Die Preußler-Gruft wurde Mitte des 19. Jahrhunderts erbaut und ist in ihrem oberen Teil, der heute von Weinstöcken überwuchert ist, zum Wahrzeichen des Friedhofs geworden. Die Gruft birgt die sterblichen Überreste der Glasmacherfamilie Preußler, so auch von Wolfgang Preußler, der 1617 aus Böhmen nach Schlesien gekommen war. Meister Preußler erhielt vom Landesherrn Hans Ulrich Schaffgotsch die Erlaubnis, eine Glashütte zu errichten. Im 18. Jahrhundert betrieben die Preußlers zwei weitere Glashütten und leisteten einen wichtigen Beitrag zur Entwicklung der Iserschen Glasindustrie. Weitere barocke Grabsteine der Familie Preußler befinden sich an der Nordwand der nahe gelegenen Friedhofskapelle in der Nieder-Schreiberhauer ul. Piastowska.

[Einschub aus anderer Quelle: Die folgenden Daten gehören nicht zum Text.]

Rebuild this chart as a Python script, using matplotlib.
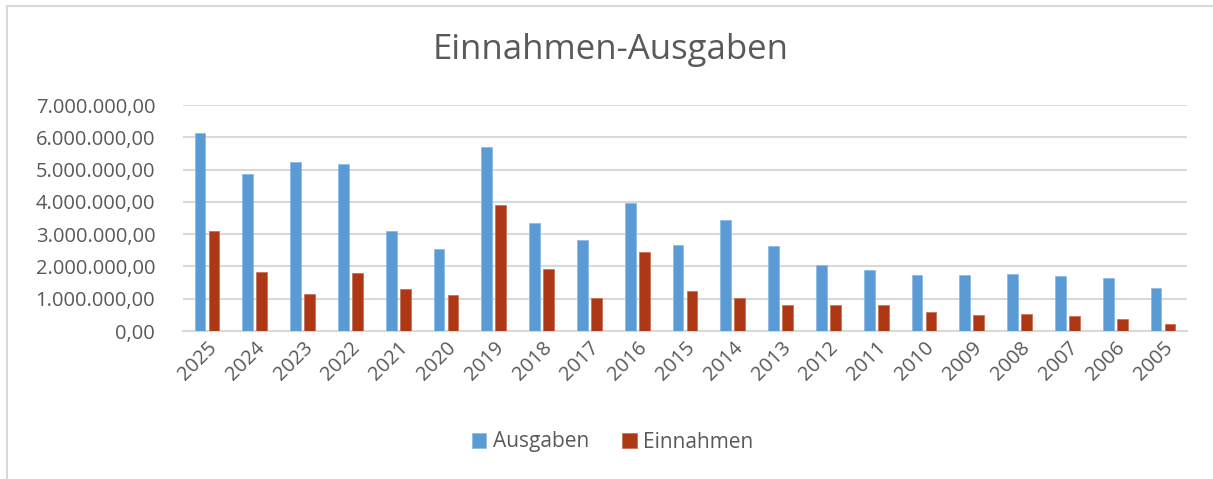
#!/usr/bin/env python3

import numpy as np
import matplotlib
matplotlib.use('Agg')
from matplotlib import pyplot as plt
from matplotlib.ticker import FuncFormatter, MultipleLocator
from matplotlib.lines import Line2D

years = ['2025', '2024', '2023', '2022', '2021', '2020', '2019', '2018', '2017', '2016', '2015',
         '2014', '2013', '2012', '2011', '2010', '2009', '2008', '2007', '2006', '2005']

# values
ausgaben = [6140000, 4860000, 5230000, 5170000, 3110000, 2550000, 5710000, 3340000, 2810000, 3970000, 2660000,
            3440000, 2620000, 2030000, 1880000, 1750000, 1740000, 1760000, 1710000, 1630000, 1330000]
einnahmen = [3090000, 1820000, 1160000, 1810000, 1290000, 1110000, 3900000, 1930000, 1020000, 2460000, 1230000,
             1010000, 820000, 790000, 820000, 580000, 490000, 540000, 460000, 370000, 220000]

blue = '#5B9BD5'
red = '#AE3816'
grey = '#595959'
gridc = '#D9D9D9'

plt.rcParams['font.family'] = ['Open Sans', 'DejaVu Sans']

fig = plt.figure(figsize=(12.13, 4.79), dpi=100)
ax = fig.add_axes([183 / 1213, 1 - 331 / 479, (1187 - 183) / 1213, (331 - 105) / 479])

x = np.arange(len(years))
w = 0.225
off = 0.146
ax.bar(x - off, ausgaben, w, color=blue, edgecolor='#8DBCE6', linewidth=0.6, label='Ausgaben', zorder=3)
ax.bar(x + off, einnahmen, w, color=red, edgecolor='#C8735A', linewidth=0.6, label='Einnahmen', zorder=3)

ax.set_xlim(-0.5, len(years) - 0.5)
ax.set_ylim(0, 7000000)
ax.yaxis.set_major_locator(MultipleLocator(1000000))


def de_fmt(v, pos):
    s = '{:,.2f}'.format(v)
    return s.replace(',', 'X').replace('.', ',').replace('X', '.')


ax.yaxis.set_major_formatter(FuncFormatter(de_fmt))
ax.grid(axis='y', color=gridc, linewidth=1.5, zorder=0)
for sp in ['top', 'right', 'left']:
    ax.spines[sp].set_visible(False)
ax.spines['bottom'].set_color(gridc)
ax.spines['bottom'].set_linewidth(1.5)
ax.tick_params(axis='both', length=0, colors=grey, labelsize=14.5)
ax.tick_params(axis='y', pad=20)
ax.set_xticks(x)
ax.set_xticklabels(years, rotation=45, ha='right', rotation_mode='anchor')
ax.tick_params(axis='x', pad=5)

fig.text(0.503, 1 - 50 / 479, 'Einnahmen-Ausgaben', ha='center', va='center', fontsize=25, color=grey)

fig.legend(loc='center', bbox_to_anchor=(0.505, 1 - 442 / 479), ncol=2, frameon=False,
           fontsize=15, labelcolor=grey, handlelength=0.7, handleheight=0.7, handletextpad=0.3,
           columnspacing=1.6)

# chart border (only left and top visible in the crop)
fig.add_artist(Line2D([7 / 1213, 7 / 1213], [0, 1 - 6 / 479], transform=fig.transFigure, color=gridc, linewidth=1.5))
fig.add_artist(Line2D([7 / 1213, 1], [1 - 6 / 479, 1 - 6 / 479], transform=fig.transFigure, color=gridc, linewidth=1.5))

fig.savefig('out.png', dpi=100)
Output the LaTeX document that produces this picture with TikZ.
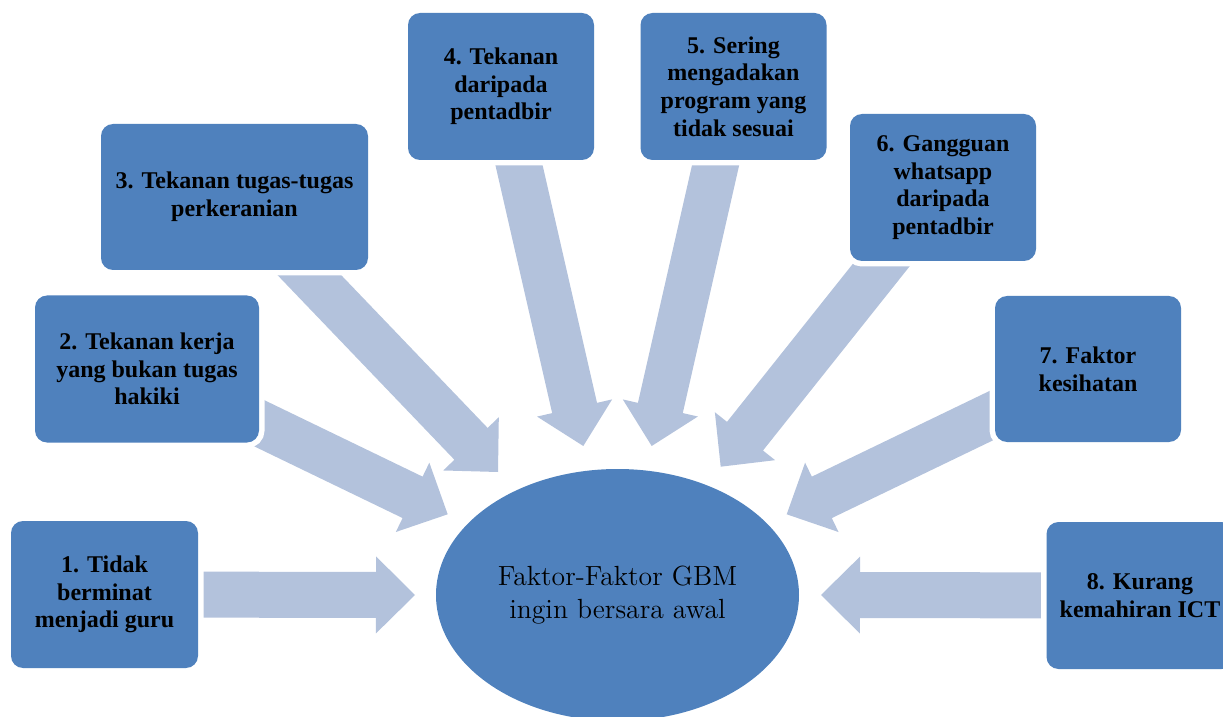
\documentclass[tikz,border=0pt]{standalone}
\usepackage{fontspec}
\newfontfamily\tnr{Liberation Serif}
\usetikzlibrary{shapes.geometric,calc,backgrounds}
\definecolor{boxblue}{HTML}{4F81BD}
\definecolor{arrowblue}{HTML}{B3C2DC}
\tikzset{
  factor/.style={rectangle, rounded corners=6pt, fill=boxblue,
    preaction={draw=white, line width=5.5pt},
    inner sep=0pt, align=center, text=black,
    font=\tnr\bfseries\fontsize{12pt}{13.8pt}\selectfont},
  centre/.style={ellipse, fill=boxblue, inner sep=0pt,
    minimum width=181.5pt, minimum height=126pt, align=center, text=black,
    font=\fontsize{13.85pt}{16.5pt}\selectfont},
  arrowfill/.style={fill=arrowblue},
}
% block arrow from tail point #1 to tip point #2
\newcommand\blockarrow[2]{%
  \coordinate (ah) at ($(#2)!19.5pt!(#1)$);
  \fill[arrowfill] ($(#1)!11.5pt!90:(#2)$) -- ($(ah)!11.5pt!90:(#2)$)
    -- ($(ah)!19.25pt!90:(#2)$) -- (#2) -- ($(ah)!19.25pt!-90:(#2)$)
    -- ($(ah)!11.5pt!-90:(#2)$) -- ($(#1)!11.5pt!-90:(#2)$) -- cycle;}
\begin{document}
\begin{tikzpicture}[x=0.5pt, y=-0.5pt]
\useasboundingbox (0,0) rectangle (1223,717);
\clip (0,0) rectangle (1223,717);

\node[factor, minimum width=93.5pt, minimum height=73.5pt] (b1) at (104.5,594.5) {1. Tidak\\berminat\\menjadi guru};
\node[factor, minimum width=112pt, minimum height=73.5pt] (b2) at (147,369) {2. Tekanan kerja\\yang bukan tugas\\hakiki};
\node[factor, minimum width=133.5pt, minimum height=73pt] (b3) at (234.5,197) {3. Tekanan tugas-tugas\\perkeranian};
\node[factor, minimum width=93pt, minimum height=73.5pt] (b4) at (501,86.5) {4. Tekanan\\daripada\\pentadbir};
\node[factor, minimum width=93pt, minimum height=73.5pt] (b5) at (733.5,86.5) {5. Sering\\mengadakan\\program yang\\tidak sesuai};
\node[factor, minimum width=93pt, minimum height=73.5pt] (b6) at (943,187.5) {6. Gangguan\\whatsapp\\daripada\\pentadbir};
\node[factor, minimum width=93pt, minimum height=73pt] (b7) at (1088,369) {7. Faktor\\kesihatan};
\node[factor, minimum width=93.5pt, minimum height=73.5pt] (b8) at (1140,595.5) {8. Kurang\\kemahiran ICT};

\node[centre] (c) at (617.5,595) {Faktor-Faktor GBM\\ingin bersara awal};

\coordinate (t1) at (415,595);
\coordinate (t2) at (447.7,514.3);
\coordinate (t3) at (498,472);
\coordinate (t4) at (583.3,446);
\coordinate (t5) at (651.7,446);
\coordinate (t6) at (720.7,466.7);
\coordinate (t7) at (786.7,514.3);
\coordinate (t8) at (821,595);

\begin{pgfonlayer}{background}
\blockarrow{b1.center}{t1}
\blockarrow{b2.center}{t2}
\blockarrow{b3.center}{t3}
\blockarrow{b4.center}{t4}
\blockarrow{b5.center}{t5}
\blockarrow{b6.center}{t6}
\blockarrow{b7.center}{t7}
\blockarrow{b8.center}{t8}
\end{pgfonlayer}
\end{tikzpicture}
\end{document}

Aufräumarbeit an der Preußler-Gruft
Foto: lvsn

„Bei der Aufräumarbeit kamen wieder einige interessante Fundstücke zutage: mehrere Grabsteinfragmente, zwei intakte Grabsteine und die zerstörte erste zweisprachige Gedenktafel für Carl Hauptmann aus dem Jahre 1985. Auch der Grabstein von Carl Pohl gehört zu den neuen Entdeckungen“, berichtet Friedemann Scholz von der Lausitzer Landsmannschaft Schlesien. Carl Pohl sei ein Sohn aus dritter Ehe von Franz Pohl, der von 1842 bis 1884 die Josephinenhütte (Huta Julia) leitete, so Scholz. Diese Glashütte, 1842 vom Grafen Leopold von Schaffgotschgegründet, wurde nach seiner Ehefrau Josephine benannt. Der Glasmacher und künstlerische Vordenker Franz Pohl hatte die Grenzen dessen ausgelotet, was im damaligen Glashandwerk möglich war. Er machte die Josephinenhütte zu einer der bedeutendsten Glashütten der Welt.

Konzert in der kleinen Kirche: Liedermacher Janusz Kurowski besang das Riesengebirge.
Foto: lvsn

Erst die Arbeit, dann die Kultur

Nach der Arbeit kam das Vergnügen. Durch Grillwürste, Salzgurken und Griebenschmalz-Schnitten gestärkt eilten die Teilnehmer zum Konzert in die kleine Kirche von Nieder-Schreiberhau. „Sie ist das älteste Gebäude der Stadt. Die Freunde Schreiberhaus haben sich für die Restaurierung des Gotteshauses eingesetzt, da der katholischen Kirche die finanziellen Mittel dafür fehlen“, so der Landsmannschaftler. Das Nieder-Schreiberhauer Gotteshaus soll in Zukunft vorwiegend kulturellen Zwecken dienen, ohne die kirchliche Nutzung aufzugeben. „Am 21. September wurden seine Tore extra für ein Konzert mit dem Liedermacher Janusz Kurowski aus Lodsch (Łódź) geöffnet. Seine Lieder handelten von der Liebe zum Riesengebirge”, so Scholz. „Und zur Feier des Tages erschienen zwei der deutschen Schlesier in der Schreiberhauer Tracht“, betonte er.
Der Nieder-Schreiberhauer Friedhof wurde einst als Pantheon des Riesengebirges bezeichnet. Dort fanden bedeutende Vertreter der Schreiberhauer Künstlerkolonie ihre letzte Ruhestätte, so beispielsweise der Dramatiker und Schriftsteller Carl Hauptmann (1858-1921),der Schriftsteller Wilhelm Bölsche (1861-1939), der Maler, Grafiker, Medailleur und Schriftsteller Hans Fechner (1860-1931) sowie der Schriftsteller Hermann Stehr (1864-1940).

Seit 2023 informiert eine zweisprachige Tafel über die Geschichte dieser Nekropole. Auch diese Initiative wurde von der Landsmannschaft Schlesien, Landesverband Sachsen-Schlesische Lausitz, wie der Vereinsregistereintrag vollständig und in Würdigung des schlesischen Landesteils richtig heißt, ins Leben gerufen.